Blaze destroys Santa Barbara Botanic Garden
8 May 2009
For several nights the Jesusita Fire has been raging in Santa Barbara, California. 5,000 homes have been evacuated and 18,000 people are affected. The rapidly moving blaze has burned nearly 3,000 acres so far.
| Image: Lawrence K. Ho/Los Angeles Times|
The Santa Barbara Botanic Garden (SBBG) has also sustained significant damage from the fire. As of the morning of May 6th, several structures were lost including the Director's home, a historic structure used by the horticulture staff for offices and staff and at least one lath-house. The century-old Gane House (pictured left), which was to be restored and become SBBG administrative center was also engulfed by flames, leaving little more than three brick chimneys standing.

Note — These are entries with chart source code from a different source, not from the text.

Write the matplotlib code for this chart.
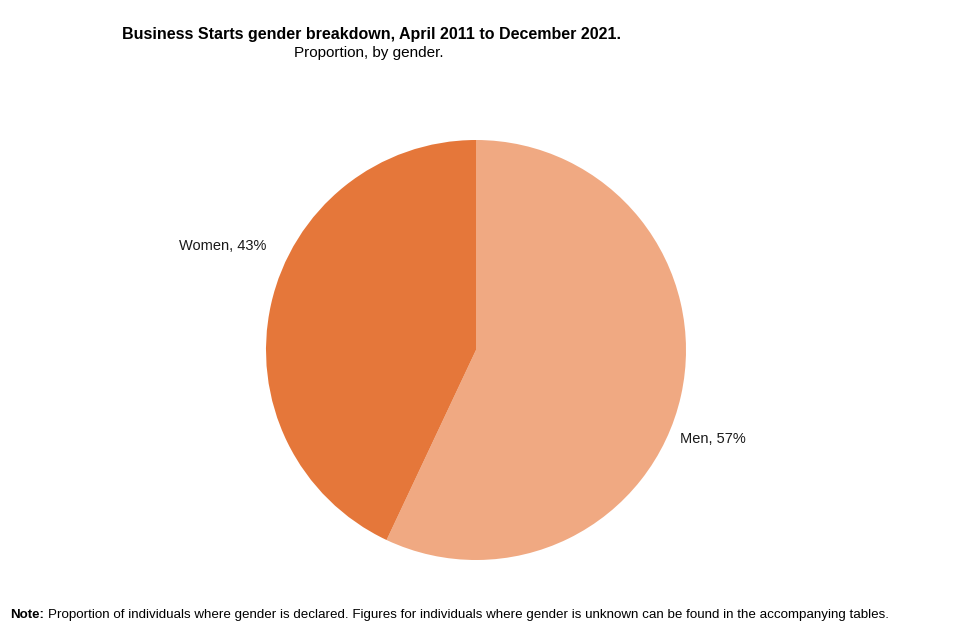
import matplotlib
matplotlib.use("Agg")
import matplotlib.pyplot as plt

categories = ["Men", "Women"]
values = [57, 43]
colors = ["#F0A982", "#E5773A"]

plt.rcParams['font.family'] = ['Liberation Sans', 'DejaVu Sans']

fig = plt.figure(figsize=(9.6, 6.4), dpi=100)
ax = fig.add_axes([266/960, 80/640, 420/960, 420/640])
wedges, _ = ax.pie(values, colors=colors, startangle=90, counterclock=False,
                   radius=1.0, wedgeprops=dict(linewidth=0))
ax.set_xlim(-1, 1)
ax.set_ylim(-1, 1)
ax.set_aspect('equal')
ax.axis('off')

label_pos = {"Men": (1.13, -0.425), "Women": (-1.205, 0.495)}
for cat, v in zip(categories, values):
    x, y = label_pos[cat]
    ax.text(x, y, f"{cat}, {v}%", ha='center', va='center', fontsize=10.5, color='#1a1a1a')

fig.text(371/960, 1 - 34/640, "Business Starts gender breakdown, April 2011 to December 2021.",
         ha='center', va='center', fontsize=11.5, fontweight='bold')
fig.text(369/960, 1 - 53/640, "Proportion, by gender.", ha='center', va='center', fontsize=11)

t1 = fig.text(10/960, 1 - 615/640, "Note:", ha='left', va='center', fontsize=9.6, fontweight='bold')
fig.canvas.draw()
bb = t1.get_window_extent(renderer=fig.canvas.get_renderer())
fig.text((bb.x1 + 4) / 960, 1 - 615/640,
         "Proportion of individuals where gender is declared. Figures for individuals where gender is unknown can be found in the accompanying tables.",
         ha='left', va='center', fontsize=9.6)

fig.savefig("out.png", dpi=100, facecolor='white')
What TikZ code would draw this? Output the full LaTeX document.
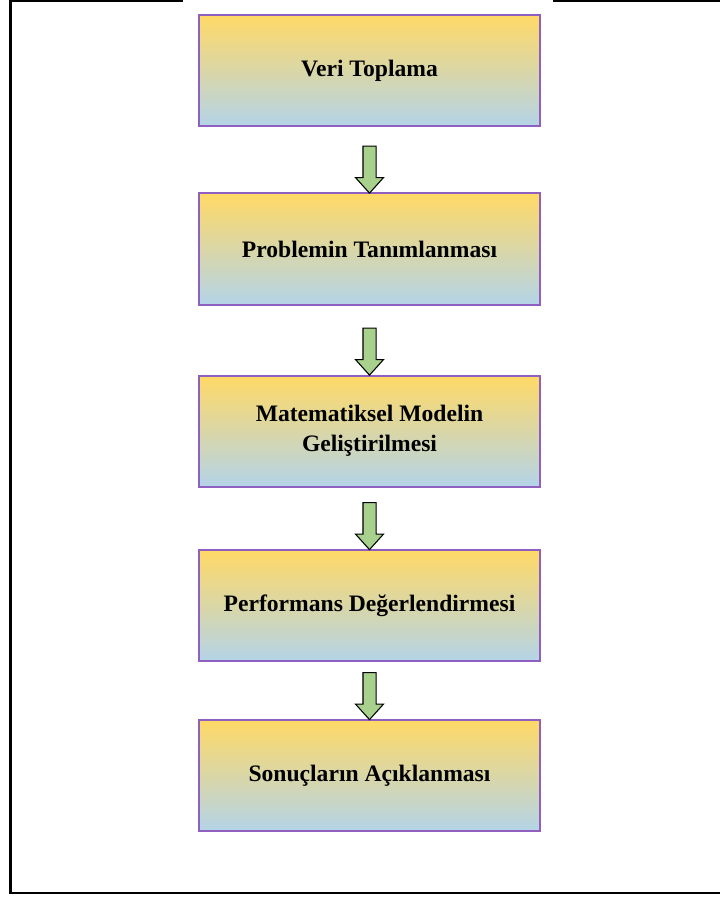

Lost inside were all the gardening tools, horticultural materials, the metal shop that made tags to identify plants, overstock of books published by the garden, and the office contents and computers of the head gardener and facilities maintenance man. Biofuel gardening trucks parked outside have also been destroyed.
Based on comments received from the Fire Department staff assigned to the Garden, other structures including the Library, Herbarium, and other staff offices appear to be ok but no one from the Garden has been permitted into the fire zone to make an inspection. It will be at least several days before anyone will be able to assess the condition of the Garden.
| Image: NASA/MODIS Rapid Response|
"Currently our phone system and email server are without power - it will not be possible to call by phone or to send an email to the sbbg.org address" said Dieter Wilken at SBBG.
"Obviously we're very heartbroken. It's a large, large loss for us," said Nancy Johnson, the garden's vice president of marketing and government relations. She also said the garden was saved by a decision last year to spend between $300,000 and $400,000 on six hydrants. "The firefighters told us that had those hydrants not been installed, they couldn't have saved the other buildings," she said.
The flames, seen from satellite on this NASA image, have been fanned by record temperatures and strong winds of up to 50mph (80km/h). Experts predicted that California would face a growing threat from wildfires because of climate change and development that has pushed homes further into woodlands.
If greenhouse gas emissions are not substantially reduced, keeping temperature rise below the dangerous threshold, California wildfires are predicted to increase by as much as 50%.